The daily lowdown on books, publishing, and the occasional author behaving badly.
Persepolis, Marjane Satrapi's graphic memoir about growing up in revolutionary Iran, has been pulled from 7th grade classrooms in Chicago because of its depiction of torture. An apparently false report that it would be also removed from libraries sparked outrage, a demonstration and a read-in late last week. The Chicago Teacher's Union said in a statement, "the only place we've heard of this book being banned is in Iran." And it added that, "we hope CPS has not reverted back to the 1950s." The CEO of Chicago Public Schools wrote in a letter on Friday that, "[W]e are not banning this book from our schools."
Amazon is creating two new publishing imprints, a literary fiction imprint called "Little A" and a digital short story imprint, "Day One," according to a press release. The online retailer has several other recent imprints, but has faced challenges as many traditional stores refuse to stock its titles.
Writer Max Ross publishes an "obituary" in The New Yorker for Nathan Zuckerman — the Philip Roth alter ego and recurring fictional character: "Still, Nathan believed his childhood in the Weequahic shtetl was idyllic: his stamp collection was ever-growing, his parents' love was inexhaustible."
The Christian Science Monitor describes the "resurgence" of independent bookstores: "While beloved bookstores still close down every year, sales at independent bookstores overall are rising, established independents are expanding, and new ones are popping up from Brooklyn to Big Stone Gap, Va."
The Best Books Coming Out This Week:
Vladimir Nabokov's The Tragedy of Mister Morn has been translated into English for the first time.
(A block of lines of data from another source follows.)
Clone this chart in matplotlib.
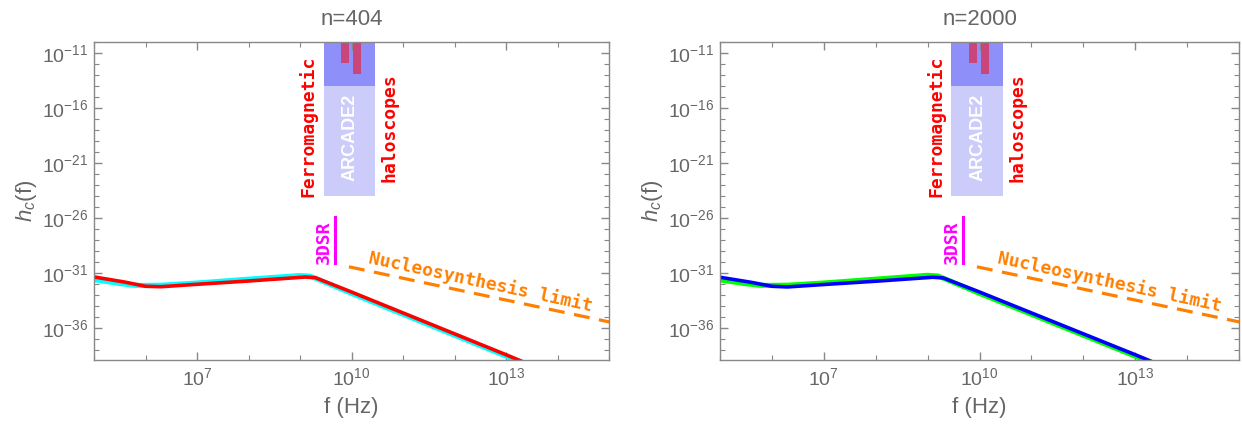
import numpy as np
import matplotlib
matplotlib.use('Agg')
import matplotlib.pyplot as plt
from matplotlib.ticker import FixedLocator, LogFormatterSciNotation, NullFormatter

plt.rcParams['font.family'] = ['Liberation Sans', 'DejaVu Sans']
plt.rcParams['mathtext.fontset'] = 'custom'
plt.rcParams['mathtext.rm'] = 'Liberation Sans'
plt.rcParams['mathtext.it'] = 'Liberation Sans:italic'

# curves, log10(f) and log10(h_c)
logf_a = [5.0, 5.6, 6.0, 6.3, 7.0, 8.0, 9.1, 9.3, 10.0, 11.0, 12.0, 13.0, 13.4]
logh_red = [-31.35, -31.82, -32.2, -32.24, -32.02, -31.72, -31.36, -31.42, -32.72, -34.62, -36.52, -38.42, -39.2]
logf_b = [5.0, 5.5, 5.8, 6.3, 7.0, 8.0, 9.0, 9.2, 10.0, 11.0, 12.0, 13.0, 13.4]
logh_cyan = [-31.6, -31.95, -32.12, -32.1, -31.9, -31.55, -31.22, -31.28, -32.85, -34.75, -36.65, -38.55, -39.3]
logh_blue = [-31.38, -31.84, -32.2, -32.26, -32.04, -31.74, -31.38, -31.44, -32.72, -34.62, -36.52, -38.42, -39.2]
logh_green = [-31.62, -31.97, -32.12, -32.1, -31.9, -31.55, -31.2, -31.26, -32.85, -34.75, -36.65, -38.55, -39.3]

# nucleosynthesis limit
logf_bbn = [9.95, 15.5]
logh_bbn = [-30.43, -35.93]

# 3DSR
logf_3dsr = 9.68
logh_3dsr = [-30.1, -25.9]

# ARCADE2 box and ferromagnetic haloscopes
arcade_f = [9.46, 10.46]
arcade_h = [-24.0, -9.0]
ferro_f = [9.46, 10.46]
ferro_h = [-14.0, -9.0]
bars_f = [[9.80, 9.96], [10.03, 10.18]]
bars_h = [-11.94, -12.88]

panels = [('n=404', logh_cyan, logh_red, '#00ffff', '#ff0000'),
          ('n=2000', logh_green, logh_blue, '#00ff00', '#0000ff')]

gray = '#666666'
fig = plt.figure(figsize=(12.42, 4.24), dpi=100)
rects = [[94/1242, 64/424, 515/1242, 318/424], [720/1242, 64/424, 519/1242, 318/424]]

for rect, (title, low, high, c_low, c_high) in zip(rects, panels):
    ax = fig.add_axes(rect)
    ax.set_xscale('log')
    ax.set_yscale('log')

    ax.fill_between(10**np.array(arcade_f), 10**arcade_h[0], 10**arcade_h[1],
                    color='#ccccfa', lw=0, zorder=1)
    ax.fill_between(10**np.array(ferro_f), 10**ferro_h[0], 10**ferro_h[1],
                    color='#8f8ff9', lw=0, zorder=1.5)
    for bf, bh in zip(bars_f, bars_h):
        ax.fill_between(10**np.array(bf), 10**bh, 1e-9, color='#c8467a',
                        lw=0, zorder=2)

    ax.plot(10**np.array(logf_b), 10**np.array(low), color=c_low, lw=3.6,
            solid_capstyle='butt', zorder=3)
    ax.plot(10**np.array(logf_a), 10**np.array(high), color=c_high, lw=2.6,
            solid_capstyle='butt', zorder=4)

    ax.plot(10**np.array(logf_bbn), 10**np.array(logh_bbn), color='#ff8000',
            lw=2.3, dashes=(5, 3), zorder=3)
    ax.plot([10**logf_3dsr] * 2, 10**np.array(logh_3dsr), color='#ff00ff',
            lw=2.2, zorder=3)

    mono = dict(family='DejaVu Sans Mono', weight='bold', fontsize=13)
    ax.text(10**9.47, 10**-30.15, '3DSR', rotation=90, ha='center', va='bottom',
            color='#ff00ff', **mono)
    ax.text(10**9.15, 10**-24.1, 'Ferromagnetic', rotation=90, ha='center',
            va='bottom', color='#ff0000', **mono)
    ax.text(10**10.74, 10**-22.7, 'haloscopes', rotation=90, ha='center',
            va='bottom', color='#ff0000', **mono)
    ax.text(10**9.98, 10**-18.7, 'ARCADE2', rotation=90, ha='center',
            va='center', color='white', fontsize=13, weight='bold')
    ax.text(10**12.5, 10**-31.8, 'Nucleosynthesis limit', rotation=-12.2,
            ha='center', va='center', rotation_mode='anchor', color='#ff8000',
            **mono)

    ax.set_xlim(1e5, 1e15)
    ax.set_ylim(10**-38.9, 1e-10)

    ax.xaxis.set_major_locator(FixedLocator([1e7, 1e10, 1e13]))
    ax.xaxis.set_minor_locator(FixedLocator(10.0**np.arange(5, 16)))
    ax.yaxis.set_major_locator(FixedLocator(10.0**np.arange(-36, -10, 5)))
    ax.yaxis.set_minor_locator(FixedLocator(10.0**np.arange(-39, -9)))
    ax.xaxis.set_major_formatter(LogFormatterSciNotation())
    ax.yaxis.set_major_formatter(LogFormatterSciNotation())
    ax.xaxis.set_minor_formatter(NullFormatter())
    ax.yaxis.set_minor_formatter(NullFormatter())

    ax.tick_params(which='both', direction='in', top=True, right=True,
                   color='#888888', labelcolor=gray, labelsize=14)
    ax.tick_params(which='major', length=6, width=1)
    ax.tick_params(which='minor', length=3.5, width=0.8)
    ax.tick_params(axis='x', pad=5)
    ax.tick_params(axis='y', pad=4)
    for s in ax.spines.values():
        s.set_color('#888888')
        s.set_linewidth(1)
        s.set_zorder(5)

    ax.set_xlabel('f (Hz)', fontsize=16, color=gray, labelpad=6)
    ax.set_ylabel('$h_c$(f)', fontsize=16, color=gray, labelpad=2)
    ax.set_title(title, fontsize=16, color=gray, pad=12)

fig.savefig('out.png', dpi=100)
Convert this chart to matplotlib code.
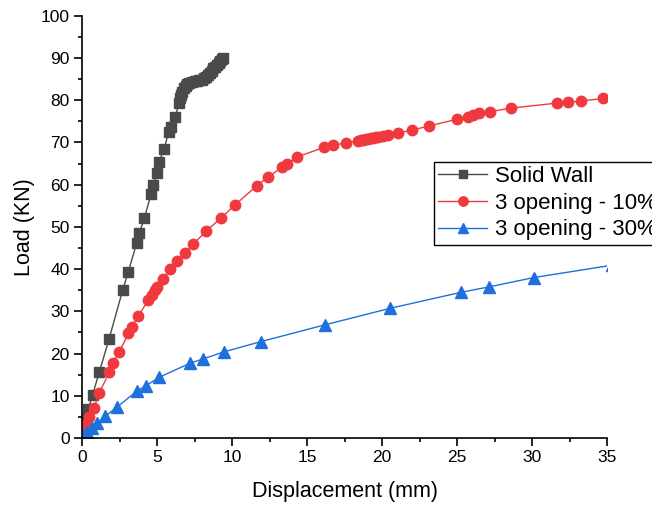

The play is reminiscent of parts of Pale Fire — revolution, banishment, a king in hiding — squeezed into the structure of a Shakespearean tragedy. The play was translated by Thomas Karshan and Anastasia Tolstoy — a descendent of War and Peace author Leo Tolstoy.
NPR's Scott Simon calls Aleksandar Hemon's The Book of My Lives "a memoir of growing up in Sarajevo, his flight and acclimation to Chicago, and his touching, staunch, and sometimes painful life with a family that's stretched between a home city decimated by war and the hometown he's adopted for his imagination and future."
In The Faithful Executioner: Life and Death, Honor and Shame in the Turbulent Sixteenth Century, Vanderbilt historian Joel F. Harrington reimagines the life of Frantz Schmidt, an executioner in 16th century Nuremberg, using Schmidt's journal. Though it might not sound like a must-read, it is surprisingly, morbidly wonderful.